Non-existent buried underground pipes that have leaked tritium into the Connecticut River, are none of our business according to Entergy’s attorneys.

Writing for CLF, Levine stated that Entergy’s request “perpetuates the continuing efforts … to hide important information … They are refusing to provide factual information that is necessary for the board to determine the scope of its authority.”

Personally, I find it curious that Entergy and ENVY, which have taken such efforts to separate themselves as entities in order to obfuscate Entergy’s responsibility to fully fund ENVY’s decommissioning fund, have the same attorney pushing their authority over any state intervention.  You will note that Attorney John Marshall of the Burlington law firm DOWNS RACHLIN MARTIN PLLC is the attorney representing both Entergy Nuclear Vermont Yankee,LLC, and Entergy Nuclear Operations, Inc. of Louisiana. How convenient.

See Attorney John Marshall’s argument against Vermont’s right to intervene on Page 18.  Certainly it is the preliminary volley in a long anticipated wider attack on Vermont’s authority over anything Entergy wishes or chooses to do.

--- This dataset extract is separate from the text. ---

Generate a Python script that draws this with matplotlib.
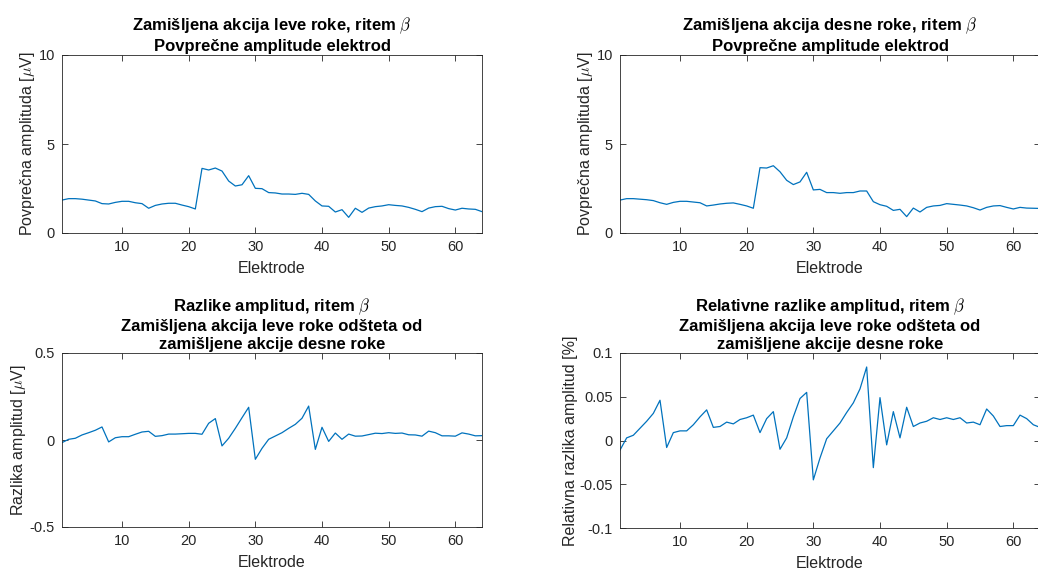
import numpy as np
import matplotlib
matplotlib.use('Agg')
import matplotlib.pyplot as plt

plt.rcParams['font.family'] = ['Liberation Sans', 'DejaVu Sans']
plt.rcParams['mathtext.fontset'] = 'cm'

# electrode index
electrodes = np.arange(1, 65)

# average amplitudes, imagined left hand action [uV]
amp_left = [1.85, 1.93, 1.93, 1.90, 1.85, 1.80, 1.65, 1.63, 1.72, 1.78,
            1.78, 1.70, 1.65, 1.39, 1.55, 1.63, 1.67, 1.67, 1.57, 1.48,
            1.35, 3.63, 3.54, 3.65, 3.48, 2.92, 2.64, 2.71, 3.22, 2.51,
            2.49, 2.27, 2.25, 2.19, 2.19, 2.17, 2.23, 2.17, 1.80, 1.52,
            1.50, 1.18, 1.31, 0.88, 1.39, 1.16, 1.40, 1.48, 1.52, 1.59,
            1.55, 1.52, 1.44, 1.33, 1.20, 1.40, 1.48, 1.50, 1.37, 1.29,
            1.39, 1.35, 1.33, 1.20]

# average amplitudes, imagined right hand action [uV]
amp_right = [1.85, 1.93, 1.93, 1.90, 1.87, 1.82, 1.70, 1.61, 1.72, 1.78,
             1.78, 1.74, 1.70, 1.52, 1.57, 1.63, 1.67, 1.69, 1.61, 1.52,
             1.39, 3.67, 3.65, 3.78, 3.44, 2.96, 2.72, 2.87, 3.41, 2.42,
             2.45, 2.27, 2.27, 2.23, 2.27, 2.27, 2.36, 2.36, 1.76, 1.59,
             1.50, 1.27, 1.33, 0.92, 1.40, 1.18, 1.44, 1.52, 1.55, 1.65,
             1.61, 1.57, 1.52, 1.42, 1.29, 1.44, 1.52, 1.54, 1.44, 1.35,
             1.44, 1.40, 1.39, 1.38]

# amplitude differences [uV]
amp_diff = [-0.015, 0.004, 0.010, 0.029, 0.042, 0.056, 0.075, -0.011, 0.013, 0.019,
            0.019, 0.033, 0.046, 0.050, 0.021, 0.025, 0.034, 0.034, 0.036, 0.038,
            0.038, 0.033, 0.096, 0.123, -0.034, 0.010, 0.067, 0.128, 0.188, -0.111,
            -0.048, 0.004, 0.023, 0.042, 0.067, 0.090, 0.125, 0.195, -0.054, 0.073,
            -0.008, 0.040, 0.004, 0.034, 0.022, 0.023, 0.031, 0.039, 0.037, 0.042,
            0.038, 0.040, 0.030, 0.029, 0.022, 0.051, 0.042, 0.024, 0.024, 0.022,
            0.041, 0.034, 0.024, 0.025]

# relative amplitude differences [%]
rel_diff = [-0.011, 0.003, 0.006, 0.014, 0.022, 0.031, 0.046, -0.008, 0.009, 0.011,
            0.011, 0.018, 0.027, 0.035, 0.015, 0.016, 0.021, 0.019, 0.024, 0.026,
            0.029, 0.009, 0.025, 0.033, -0.010, 0.003, 0.027, 0.048, 0.055, -0.045,
            -0.020, 0.002, 0.011, 0.020, 0.032, 0.043, 0.059, 0.084, -0.031, 0.049,
            -0.005, 0.033, 0.003, 0.038, 0.016, 0.020, 0.022, 0.026, 0.024, 0.026,
            0.024, 0.026, 0.020, 0.021, 0.018, 0.036, 0.028, 0.016, 0.017, 0.017,
            0.029, 0.025, 0.018, 0.015]

blue = '#0072BD'
grey = '#262626'
W, H = 1038, 574

fig = plt.figure(figsize=(W / 100, H / 100), dpi=100)


def make_axes(left, top, right, bottom):
    return fig.add_axes([left / W, 1 - bottom / H, (right - left) / W, (bottom - top) / H])


def style(ax, data, title, ylabel, yticks, ylim):
    ax.plot(electrodes, data, color=blue, lw=0.9)
    ax.set_xlim(1, 64)
    ax.set_ylim(*ylim)
    ax.set_xticks([10, 20, 30, 40, 50, 60])
    ax.set_yticks(yticks)
    ax.tick_params(direction='in', top=True, right=True, length=4, width=0.6,
                   colors=grey, labelsize=10.5, pad=5)
    for s in ax.spines.values():
        s.set_color(grey)
        s.set_linewidth(0.6)
    ax.set_xlabel('Elektrode', fontsize=11.5, color=grey, labelpad=5)
    ax.set_ylabel(ylabel, fontsize=11.5, color=grey, labelpad=1)
    ax.set_title(title, fontsize=12, fontweight='bold', color='black', pad=3,
                 linespacing=1.2)


ax1 = make_axes(62, 55, 482, 233)
style(ax1, amp_left,
      'Zamišljena akcija leve roke, ritem $\\beta$\nPovprečne amplitude elektrod',
      'Povprečna amplituda [$\\mu$V]', [0, 5, 10], (0, 10))

ax2 = make_axes(620, 55, 1040, 233)
style(ax2, amp_right,
      'Zamišljena akcija desne roke, ritem $\\beta$\nPovprečne amplitude elektrod',
      'Povprečna amplituda [$\\mu$V]', [0, 5, 10], (0, 10))

ax3 = make_axes(62, 353, 482, 527)
style(ax3, amp_diff,
      'Razlike amplitud, ritem $\\beta$\nZamišljena akcija leve roke odšteta od\n'
      'zamišljene akcije desne roke',
      'Razlika amplitud [$\\mu$V]', [-0.5, 0, 0.5], (-0.5, 0.5))
ax3.set_yticklabels(['-0.5', '0', '0.5'])

ax4 = make_axes(620, 353, 1040, 528)
style(ax4, rel_diff,
      'Relativne razlike amplitud, ritem $\\beta$\nZamišljena akcija leve roke odšteta od\n'
      'zamišljene akcije desne roke',
      'Relativna razlika amplitud [%]', [-0.1, -0.05, 0, 0.05, 0.1], (-0.1, 0.1))
ax4.set_yticklabels(['-0.1', '-0.05', '0', '0.05', '0.1'])

fig.savefig('out.png', dpi=100)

Entergy ENVY to PSB Dkt 7600 Motion to Modify 043010  

6 thoughts on “Once again Entergy blocks response – no openness here

  1.  

    Looks like Entergy,VY etc. wants a line in the sand for now and the future regarding Vermont’s regulatory status over them.

    They want to dance with the ones that brought them ,the NRC.

  2. One can only hope that those who would still argue for license renewal take note of this and see the writing on the wall.

  3. The presumptuousness of this motion is astounding and tactics Entergy Yankee Envy are employing are the only transparent aspect of their reckless corporate behavior.

    Entergy/Yankee/Envy make assertions about the number of requests but give no reason why the number itself is problematic, why they cannot partially comply, or which questions and requests are objectionable as opposed to the ones that fall under the board’s prior order requiring them to produce the documents and other evidence.

    Next Entergy Yankee Envy harps on an irrelevant legal argument that there may not be jurisdiction over PARTS of the case. SO what. That’s a post-discovery legal matter the way they have explained the issue.

    The point of discovery is learn facts and review documents that could lead to the discovery of admissible evidence.  Entergy Yankee Envy seem to be arguing that facts and evidence the other parties are asking to see will be the actual exhibits admitted at a hearing. That is not the purpose of discovery.  The purpose of discovery is to educate all parties to the factual landscape of matters relevant to issues in the dispute and/or exchange evidence that will help the parties, that is lead the parties, to the discovery of admissible evidence.  I think that is one of the reasons why they call the process “discovery.” The process is not “admissible evidence” the process is learning process about facts needed to educated the parties about what should come before the board and what is unnecessary.

    Everything about this motion is a request to break out, extend, compartmentalize and confuse and push the relevant issues down the road.  The advantage to this approach is that it gives Entergy Yankee Envy a chance to make new and separate arguments at each next stage of the compartmentalized legal proceedings it is requesting as those different matters pop up later. This process only serves to delay the proceedings and confuse and complicate what should be a much simpler process.

    Entergy Envy Yankee is complaining about burdens and complications.  It is doing everything in its power to make this process as confusing and burdensome as absolutely possible.